#### DATA PROVIDED

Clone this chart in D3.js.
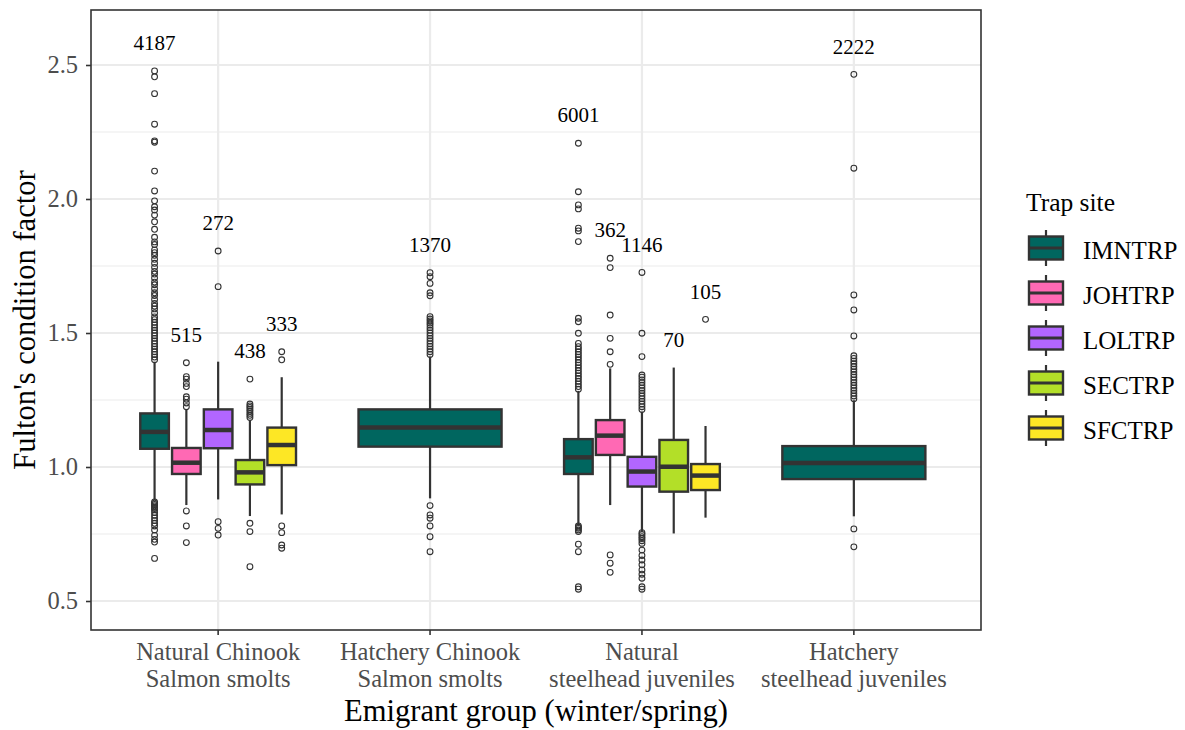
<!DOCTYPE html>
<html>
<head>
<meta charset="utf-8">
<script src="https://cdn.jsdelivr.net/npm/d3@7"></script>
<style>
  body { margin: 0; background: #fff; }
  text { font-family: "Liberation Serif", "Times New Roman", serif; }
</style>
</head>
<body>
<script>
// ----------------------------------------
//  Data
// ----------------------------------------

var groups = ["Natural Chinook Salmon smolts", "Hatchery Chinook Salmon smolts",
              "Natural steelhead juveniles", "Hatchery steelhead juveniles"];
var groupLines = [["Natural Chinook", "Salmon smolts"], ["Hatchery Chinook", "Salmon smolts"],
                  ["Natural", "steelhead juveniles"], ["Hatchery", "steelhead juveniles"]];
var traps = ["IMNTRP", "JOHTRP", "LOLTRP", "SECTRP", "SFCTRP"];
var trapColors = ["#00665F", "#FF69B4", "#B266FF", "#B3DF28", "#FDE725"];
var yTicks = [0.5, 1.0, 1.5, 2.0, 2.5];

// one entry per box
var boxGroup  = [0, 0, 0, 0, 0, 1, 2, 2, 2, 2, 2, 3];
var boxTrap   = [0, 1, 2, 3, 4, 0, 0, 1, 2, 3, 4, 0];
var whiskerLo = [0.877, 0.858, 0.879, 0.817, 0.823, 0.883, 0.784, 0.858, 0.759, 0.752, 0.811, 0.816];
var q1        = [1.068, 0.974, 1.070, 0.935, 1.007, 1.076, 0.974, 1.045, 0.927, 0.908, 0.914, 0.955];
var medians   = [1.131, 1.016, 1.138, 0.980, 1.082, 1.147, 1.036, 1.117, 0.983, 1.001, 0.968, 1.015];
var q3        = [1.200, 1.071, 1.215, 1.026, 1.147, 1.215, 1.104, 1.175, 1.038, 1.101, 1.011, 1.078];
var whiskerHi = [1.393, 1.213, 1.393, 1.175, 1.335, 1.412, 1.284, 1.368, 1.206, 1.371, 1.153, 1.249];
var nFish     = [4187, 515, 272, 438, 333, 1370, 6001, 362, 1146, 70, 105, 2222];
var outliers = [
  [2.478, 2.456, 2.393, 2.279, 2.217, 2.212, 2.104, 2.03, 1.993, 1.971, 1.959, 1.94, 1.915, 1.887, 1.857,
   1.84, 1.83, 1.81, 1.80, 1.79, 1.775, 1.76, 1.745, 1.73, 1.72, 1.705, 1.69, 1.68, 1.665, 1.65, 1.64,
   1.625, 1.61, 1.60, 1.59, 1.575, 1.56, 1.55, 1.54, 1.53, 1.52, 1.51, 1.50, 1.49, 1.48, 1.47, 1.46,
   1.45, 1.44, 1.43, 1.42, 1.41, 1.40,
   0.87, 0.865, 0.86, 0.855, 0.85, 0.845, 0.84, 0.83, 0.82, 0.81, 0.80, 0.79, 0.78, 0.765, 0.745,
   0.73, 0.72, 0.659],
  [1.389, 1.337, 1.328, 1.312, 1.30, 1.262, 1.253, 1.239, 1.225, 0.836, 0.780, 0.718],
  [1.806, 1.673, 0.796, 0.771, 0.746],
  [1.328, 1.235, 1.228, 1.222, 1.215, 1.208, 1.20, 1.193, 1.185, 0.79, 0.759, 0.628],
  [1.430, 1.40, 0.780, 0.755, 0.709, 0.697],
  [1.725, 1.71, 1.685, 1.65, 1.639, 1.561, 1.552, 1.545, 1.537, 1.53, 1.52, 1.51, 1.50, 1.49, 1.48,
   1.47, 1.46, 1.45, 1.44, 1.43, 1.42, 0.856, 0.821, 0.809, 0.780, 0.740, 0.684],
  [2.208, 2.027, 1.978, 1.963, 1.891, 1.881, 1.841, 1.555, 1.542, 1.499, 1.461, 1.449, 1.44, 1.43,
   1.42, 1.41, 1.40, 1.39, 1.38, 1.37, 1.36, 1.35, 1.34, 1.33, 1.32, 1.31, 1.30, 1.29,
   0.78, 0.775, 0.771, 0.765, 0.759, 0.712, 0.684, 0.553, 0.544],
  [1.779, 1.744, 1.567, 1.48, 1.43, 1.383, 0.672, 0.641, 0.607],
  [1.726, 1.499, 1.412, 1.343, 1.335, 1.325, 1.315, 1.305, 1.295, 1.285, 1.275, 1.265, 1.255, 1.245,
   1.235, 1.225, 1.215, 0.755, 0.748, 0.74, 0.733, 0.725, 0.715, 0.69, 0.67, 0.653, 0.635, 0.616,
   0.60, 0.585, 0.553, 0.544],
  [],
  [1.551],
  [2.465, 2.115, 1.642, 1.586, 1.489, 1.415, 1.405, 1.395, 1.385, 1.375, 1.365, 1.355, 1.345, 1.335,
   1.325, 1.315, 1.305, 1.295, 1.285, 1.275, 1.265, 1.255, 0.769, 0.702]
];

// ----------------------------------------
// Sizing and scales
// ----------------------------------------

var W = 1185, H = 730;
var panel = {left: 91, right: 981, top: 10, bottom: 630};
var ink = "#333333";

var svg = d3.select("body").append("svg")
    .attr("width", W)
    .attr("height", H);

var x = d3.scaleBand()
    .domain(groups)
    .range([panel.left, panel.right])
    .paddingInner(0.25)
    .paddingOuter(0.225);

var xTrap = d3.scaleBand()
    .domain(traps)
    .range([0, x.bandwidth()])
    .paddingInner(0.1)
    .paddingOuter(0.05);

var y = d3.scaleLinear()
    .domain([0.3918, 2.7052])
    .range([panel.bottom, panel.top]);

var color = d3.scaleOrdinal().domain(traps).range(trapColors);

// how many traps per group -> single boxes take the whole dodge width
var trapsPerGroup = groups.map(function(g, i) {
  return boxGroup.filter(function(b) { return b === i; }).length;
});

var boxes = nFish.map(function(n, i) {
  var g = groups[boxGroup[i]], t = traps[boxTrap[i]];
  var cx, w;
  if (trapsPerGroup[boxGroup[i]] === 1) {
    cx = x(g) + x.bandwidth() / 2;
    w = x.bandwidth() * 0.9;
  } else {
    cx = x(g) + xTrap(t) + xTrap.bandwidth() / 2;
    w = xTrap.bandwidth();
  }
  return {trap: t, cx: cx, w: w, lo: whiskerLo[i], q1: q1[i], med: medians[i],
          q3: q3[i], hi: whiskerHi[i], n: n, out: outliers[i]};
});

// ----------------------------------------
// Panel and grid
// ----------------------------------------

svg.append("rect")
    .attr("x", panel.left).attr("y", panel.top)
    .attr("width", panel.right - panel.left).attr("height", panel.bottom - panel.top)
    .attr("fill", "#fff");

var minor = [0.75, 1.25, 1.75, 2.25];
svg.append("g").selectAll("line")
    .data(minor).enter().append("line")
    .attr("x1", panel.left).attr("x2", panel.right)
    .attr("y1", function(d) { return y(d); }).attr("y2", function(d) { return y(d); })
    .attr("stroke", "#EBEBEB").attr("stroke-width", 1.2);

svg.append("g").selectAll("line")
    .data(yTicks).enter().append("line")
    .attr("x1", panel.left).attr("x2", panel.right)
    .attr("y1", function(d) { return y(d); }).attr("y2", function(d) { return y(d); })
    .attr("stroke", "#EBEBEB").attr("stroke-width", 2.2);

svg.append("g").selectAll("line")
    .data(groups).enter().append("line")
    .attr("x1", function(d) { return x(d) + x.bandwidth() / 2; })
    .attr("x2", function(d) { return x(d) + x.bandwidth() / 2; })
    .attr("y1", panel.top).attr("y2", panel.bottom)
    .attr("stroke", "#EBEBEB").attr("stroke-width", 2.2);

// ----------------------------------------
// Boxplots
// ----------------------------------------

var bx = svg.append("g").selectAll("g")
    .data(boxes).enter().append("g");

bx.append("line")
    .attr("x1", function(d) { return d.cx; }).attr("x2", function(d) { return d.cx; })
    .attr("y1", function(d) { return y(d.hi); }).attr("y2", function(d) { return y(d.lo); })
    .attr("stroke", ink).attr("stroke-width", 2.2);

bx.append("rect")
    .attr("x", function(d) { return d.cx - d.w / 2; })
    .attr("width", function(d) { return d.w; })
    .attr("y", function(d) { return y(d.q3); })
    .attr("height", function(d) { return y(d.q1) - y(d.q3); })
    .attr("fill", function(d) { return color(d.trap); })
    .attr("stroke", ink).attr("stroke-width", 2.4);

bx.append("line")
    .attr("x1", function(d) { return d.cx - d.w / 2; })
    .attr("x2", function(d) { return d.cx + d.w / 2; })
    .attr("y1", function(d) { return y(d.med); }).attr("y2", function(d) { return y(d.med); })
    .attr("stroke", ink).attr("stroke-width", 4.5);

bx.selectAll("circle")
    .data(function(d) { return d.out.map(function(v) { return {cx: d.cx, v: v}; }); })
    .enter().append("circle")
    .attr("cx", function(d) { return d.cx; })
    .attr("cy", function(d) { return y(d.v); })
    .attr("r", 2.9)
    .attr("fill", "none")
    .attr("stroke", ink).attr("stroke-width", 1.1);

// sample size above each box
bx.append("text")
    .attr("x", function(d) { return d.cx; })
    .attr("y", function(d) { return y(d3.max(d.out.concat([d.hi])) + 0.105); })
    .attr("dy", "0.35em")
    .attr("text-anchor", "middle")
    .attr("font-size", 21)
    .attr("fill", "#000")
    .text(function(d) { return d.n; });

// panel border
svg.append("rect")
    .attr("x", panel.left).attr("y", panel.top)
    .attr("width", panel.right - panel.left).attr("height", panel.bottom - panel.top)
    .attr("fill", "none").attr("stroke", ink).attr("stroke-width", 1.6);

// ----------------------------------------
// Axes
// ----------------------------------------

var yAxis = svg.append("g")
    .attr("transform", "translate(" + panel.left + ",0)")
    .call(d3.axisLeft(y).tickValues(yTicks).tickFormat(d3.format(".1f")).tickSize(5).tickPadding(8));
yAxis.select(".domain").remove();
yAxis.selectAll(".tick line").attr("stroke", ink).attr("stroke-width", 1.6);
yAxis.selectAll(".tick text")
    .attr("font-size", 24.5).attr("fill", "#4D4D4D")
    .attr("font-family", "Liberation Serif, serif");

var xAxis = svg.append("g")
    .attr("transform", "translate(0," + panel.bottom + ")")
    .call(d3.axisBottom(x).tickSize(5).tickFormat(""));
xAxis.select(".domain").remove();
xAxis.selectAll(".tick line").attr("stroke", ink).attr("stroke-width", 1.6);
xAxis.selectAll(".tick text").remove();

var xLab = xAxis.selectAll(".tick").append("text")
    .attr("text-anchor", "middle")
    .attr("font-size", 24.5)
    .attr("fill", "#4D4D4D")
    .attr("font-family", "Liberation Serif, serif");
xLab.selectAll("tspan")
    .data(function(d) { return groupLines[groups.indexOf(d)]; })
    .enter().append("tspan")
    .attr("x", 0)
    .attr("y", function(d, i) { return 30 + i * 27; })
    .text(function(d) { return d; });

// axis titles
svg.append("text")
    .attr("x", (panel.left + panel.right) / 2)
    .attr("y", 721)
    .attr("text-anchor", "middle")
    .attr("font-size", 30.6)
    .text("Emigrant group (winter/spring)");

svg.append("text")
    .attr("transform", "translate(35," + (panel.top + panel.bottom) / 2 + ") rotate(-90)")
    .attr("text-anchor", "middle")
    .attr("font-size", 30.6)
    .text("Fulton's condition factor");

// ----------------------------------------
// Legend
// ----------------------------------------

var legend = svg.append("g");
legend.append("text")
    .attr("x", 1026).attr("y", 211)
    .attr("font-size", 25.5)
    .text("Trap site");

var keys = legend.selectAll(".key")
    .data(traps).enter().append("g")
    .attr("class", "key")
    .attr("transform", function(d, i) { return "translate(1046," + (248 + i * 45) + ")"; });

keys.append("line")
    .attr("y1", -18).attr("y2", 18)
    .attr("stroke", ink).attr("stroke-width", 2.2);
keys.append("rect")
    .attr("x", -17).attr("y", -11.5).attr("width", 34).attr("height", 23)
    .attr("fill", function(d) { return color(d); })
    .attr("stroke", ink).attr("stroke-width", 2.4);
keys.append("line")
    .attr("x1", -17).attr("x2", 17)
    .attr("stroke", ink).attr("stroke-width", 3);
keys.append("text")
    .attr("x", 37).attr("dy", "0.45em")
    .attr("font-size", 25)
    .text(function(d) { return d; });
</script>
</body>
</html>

########

• **TASK**:
Each line from the top of the material through the line containing "var yTicks = [0.5, 1.0, 1.5, 2.0, 2.5];" should be reproduced exactly; please drop any images.

• **RESULT OF THE EXERCISE**:
Clone this chart in D3.js.
<!DOCTYPE html>
<html>
<head>
<meta charset="utf-8">
<script src="https://cdn.jsdelivr.net/npm/d3@7"></script>
<style>
  body { margin: 0; background: #fff; }
  text { font-family: "Liberation Serif", "Times New Roman", serif; }
</style>
</head>
<body>
<script>
// ----------------------------------------
//  Data
// ----------------------------------------

var groups = ["Natural Chinook Salmon smolts", "Hatchery Chinook Salmon smolts",
              "Natural steelhead juveniles", "Hatchery steelhead juveniles"];
var groupLines = [["Natural Chinook", "Salmon smolts"], ["Hatchery Chinook", "Salmon smolts"],
                  ["Natural", "steelhead juveniles"], ["Hatchery", "steelhead juveniles"]];
var traps = ["IMNTRP", "JOHTRP", "LOLTRP", "SECTRP", "SFCTRP"];
var trapColors = ["#00665F", "#FF69B4", "#B266FF", "#B3DF28", "#FDE725"];
var yTicks = [0.5, 1.0, 1.5, 2.0, 2.5];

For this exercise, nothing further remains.